A member of the Academy of Sciences since 1988, he was its president in 2009 and 2010 and, as such, chaired the Institut de France in 2009. Jean Salençon is an honorary general engineer in the field of civil engineering and was a founding member of the Academy of Technology.

== Scientific work ==
Jean Salençon's research work concerns the mechanics of continuous media, the calculation of structures and civil engineering structures, and the irreversible behaviour of solid materials for industrial applications.

He was particularly interested in the irreversible behaviour of materials (plasticity, viscoelasticity and their industrial applications.

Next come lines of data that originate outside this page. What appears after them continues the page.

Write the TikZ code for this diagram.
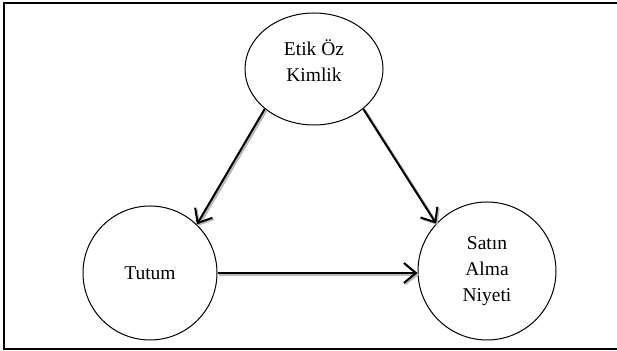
\documentclass[tikz,border=0pt]{standalone}
\usepackage{fontspec}
\setmainfont{Liberation Serif}
\usetikzlibrary{positioning, shapes.geometric, arrows.meta}
\tikzset{
  construct/.style={
    shape=circle,
    draw,
    line width=0.5pt,
    align=center,
    font=\fontsize{9.75}{13}\selectfont,
    minimum size=68pt,
    inner sep=0pt,
  },
  path/.style={
  draw, line width=1pt, -{Straight Barb[length=6pt, width=10pt, line width=1pt]},
  preaction={draw=gray!55, line width=1.4pt, transform canvas={shift={(0.7pt,-0.7pt)}}}
  }
}

\begin{document}
\begin{tikzpicture}[x=0.5pt, y=-0.5pt]
\useasboundingbox (0,0) rectangle (617,351);

% Frame
\draw[line width=1pt] (625,3) -- (4,3) -- (4,349) -- (625,349);

% Constructs
\node[construct, shape=ellipse, minimum width=69pt, minimum height=56pt] (ozkimlik) at (314,69) {Etik Öz\\Kimlik\\[-5pt]};
\node[construct, minimum size=67pt] (tutum) at (150,273) {Tutum};
\node[construct, minimum size=69pt] (niyet) at (487,271) {Satın\\Alma\\Niyeti};

% Paths
\draw[path] (ozkimlik.219) -- (tutum.46);
\draw[path] (ozkimlik.321) -- (niyet.137);
\draw[path] (tutum.east) -- (niyet.west |- tutum.east);

\end{tikzpicture}
\end{document}
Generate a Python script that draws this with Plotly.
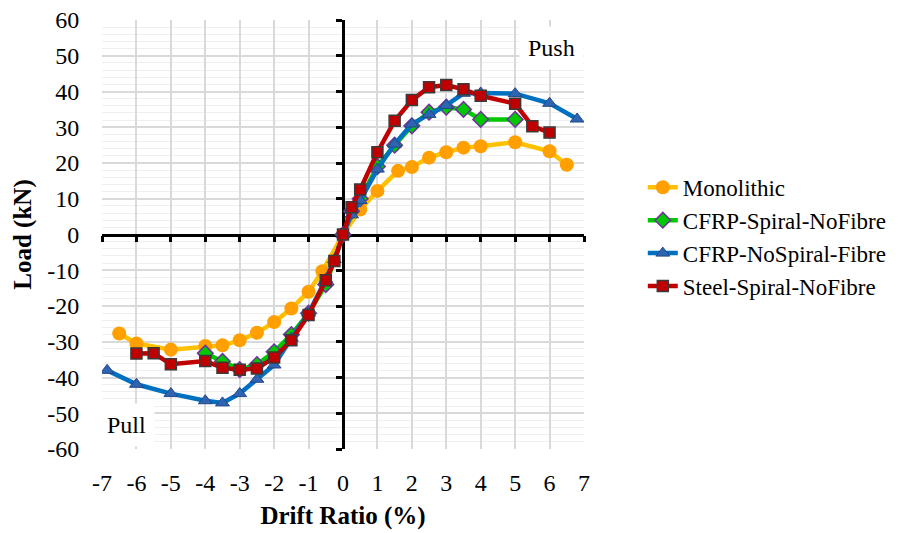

He is the author of the theory of computation at break which he implemented for the first global computation of the bearing capacity of surface foundations on homogeneous or heterogeneous isotropic soils or anisotropic soils and also for stability analyses of earth and reinforced soil structures. In the case of foundations or structures subjected to seismic loads, the method is used for "pseudo-static" analyses. He also developed this theory in the probabilistic framework both from the point of view of material strength and stress and showed that it is the theoretical basis for ultimate limit state design (ULSD), which is incorporated in some current design regulations.

== Honours and awards ==
He is a member of the Academy of Sciences, the Academy of Technology, the Istituto Lombardo, Milan (foreign member), the Academia das Ciéncias de Lisboa (foreign member), the Hungarian Academy of Sciences (honorary member), the Academia Europaea, the Hong Kong Institute for Advanced Study (Senior Fellow), the Montpellier Academy of Sciences and Letters (correspondent).

He is Commandeur of the Ordre de la Légion d'Honneur, Commandeur of the Palmes Académqiues and Officier of the Ordre du Mérite.